The Sun Is Also a Star **1/2
Fair warning: This adaptation of a young-adult romance by Nicola Yoon (Everything, Everything
) announces its intentions when high-school seniors Natasha (Yara Shahidi) and Daniel (Riverdale
's Charles Melton) are brought together by the phrase “Deus Ex Machina.” This is a story about the magic of fate and destiny and strange coincidences, as ways to deal with the harshness of reality—because on the day that they meet cute in New York, Jamaica-born Natasha faces deportation with her family, and first-generation Korean-American Daniel is scheduled for a college interview directing him to a future his parents expect of him. There’s an interesting tension in Ry Russo-Young’s direction between twinkly “New York is also a character in our story” rom-coms and darker undertones, as the airborne establishing shots of Manhattan skylines often tilt on their axis. And while the background of the two leads provides depth, this still works primarily because of old-fashioned chemistry between Shahidi and Melton, though Natasha’s shift from what’s-love-got-to-do-with-it empiricist to swooning schoolgirl is pretty abrupt.
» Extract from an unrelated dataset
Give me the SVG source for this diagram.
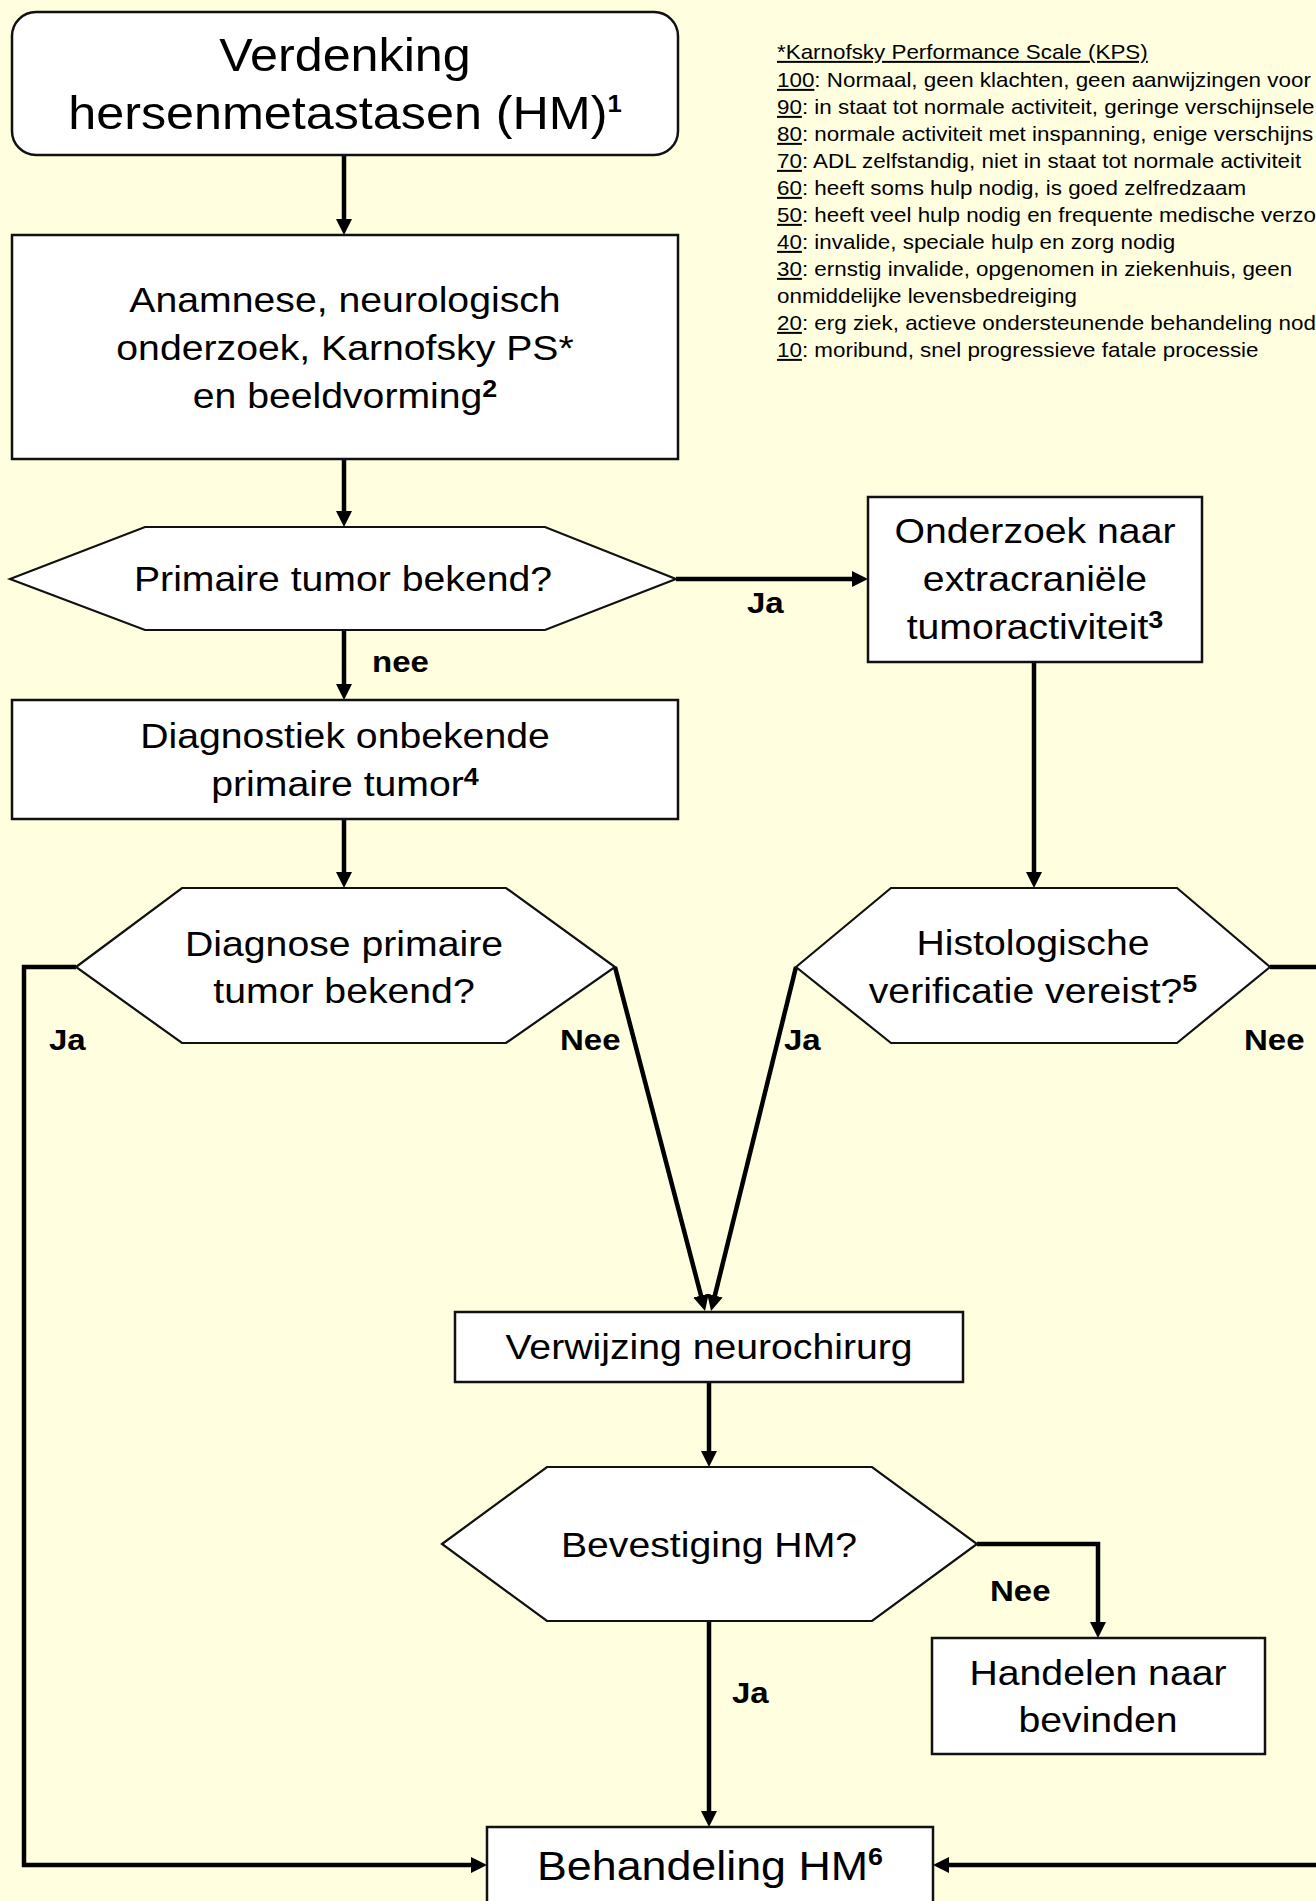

A superficial treatment of the parents as tradition-bound impediments dampens the spirit of a story about the hope that love offers in a messed-up world. Opens May 17 at theaters valleywide.
Trial by Fire **
The true story that Trial by Fire
is based on, told by David Grann in a 2009 New Yorker
article, is fascinating and suspenseful, full of twists that make you reexamine your assumptions. But the movie version—directed by bland social crusader Edward Zwick (The Last Samurai
, Blood Diamond
) from a screenplay by Geoffrey Fletcher (Precious
)—waters it down into a generic, maudlin anti-death-penalty message. Jack O’Connell, in a dopey, unintentionally comical, SNL
-level Southern drawl, plays Cameron Todd Willingham, a white-trash Texan accused of setting the 1991 house fire that killed his children. Evidence makes it seem like a clear-cut case of arson for which Willingham is responsible; what makes the New Yorker article so compelling, and what the movie totally fumbles, are the revelations about how that evidence was misinterpreted because of faulty but unquestioned forensic practices. On the plus side: Laura Dern plays an activist trying to clear Willingham’s name, and who goes around telling various men how they screwed up. That’s satisfying, but Zwick, Fletcher and O’Connell all should have been on her route, too. Opens May 17 at Broadway Centre Cinemas and Megaplex Jordan Commons.
(R)—Eric D. Snider
Wild Nights with Emily ***
There are two things I know about Emily Dickinson: She was a reclusive spinster, and many of her poems can be sung to the tune of “Yellow Rose of Texas.” The second thing, which is definitely true, is addressed in Madeleine Olnek’s deadpan biopic that tongue-in-cheekily details how the first thing probably isn’t. Turns out Emily (Molly Shannon, played with apt nervous spaciness) had a romantic relationship with her brother’s wife, Susan (Susan Ziegler), while her brother was cheating with Mabel Todd (Amy Seimetz), who would posthumously publish Emily’s work after erasing all of the poet’s references to “Sue.” Olnek wants to set the record straight (as it were) about Emily’s life and personality, but does so in the style of Drunk History: historical facts mixed with comedy. A potential publisher of Emily’s poems (Brett Gelman) is a fatuous, “woke” feminist; Emily and Susan (and the film itself) mock the shallow verses of Helen Hunt Jackson, then called “America’s greatest lady poet,” with modern causticity, albeit expressed in the formal, contraction-less language of the 1880s. It’s altogether more charming and sweet than you might expect an Emily Dickinson biography to be. Opens May 17 at Broadway Centre Cinemas.